Over a long search, that's the whole game: small, well-timed actions instead of one giant guilt-driven catch-up session. A follow-up that goes out on the right day, in two calm minutes, beats a frantic batch of overdue messages every time.

If you're tired of wondering whether you forgot to chase someone, Erioun gives every application its own follow-up date and surfaces the ones due today — so the nudge finds you instead of the other way around. You can explore the follow-up tracker or start a 14-day free trial whenever it feels useful. No auto-apply, nothing sent without you, no selling your data — just your search, in one quiet place, with nothing slipping through.

Erioun

Erioun is the personal ATS for job seekers — a candidate-side tool to track applications, choose the right CV, protect your inbox and follow up on time. Built in the EU, privacy-first, with no auto-apply and no data selling.

Frequently asked

How do I track job application follow ups without losing track of them?

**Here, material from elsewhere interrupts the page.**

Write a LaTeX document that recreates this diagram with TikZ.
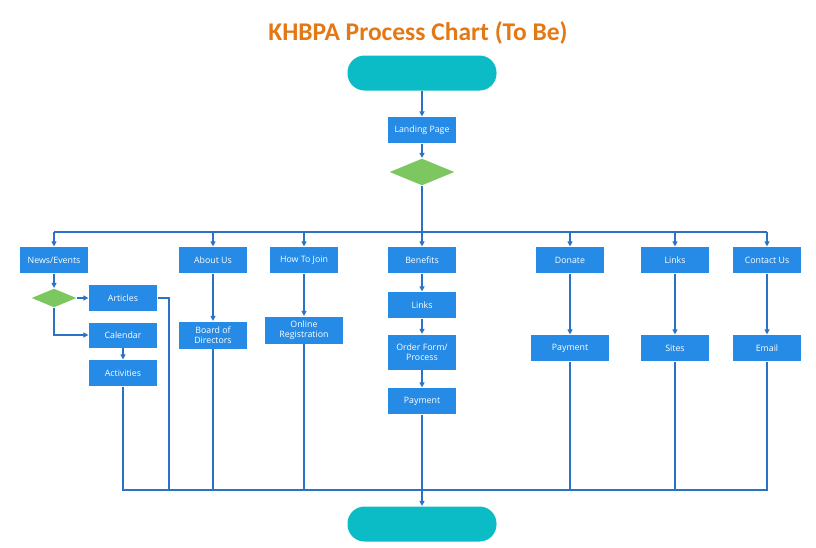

Attach a follow-up date to each application when you log it, then let your tracker surface the ones that are due. In Erioun, every application carries its own follow-up date, so the list of who needs a nudge today is generated for you instead of living in your memory.

When should I set the follow-up date?

Set it the moment you apply or finish an interview, while the timeline is fresh. If they told you to expect news in a week, date your follow-up for a couple of days after that. If they said nothing, a gap of one to two weeks is a common, reasonable default.

Does Erioun send the follow-up email for me?

No. Erioun surfaces which applications are due, and it can draft the follow-up email for you if you ask (one credit) — but you always review and send it yourself. There's no auto-apply, and nothing is ever sent without you — the words stay yours.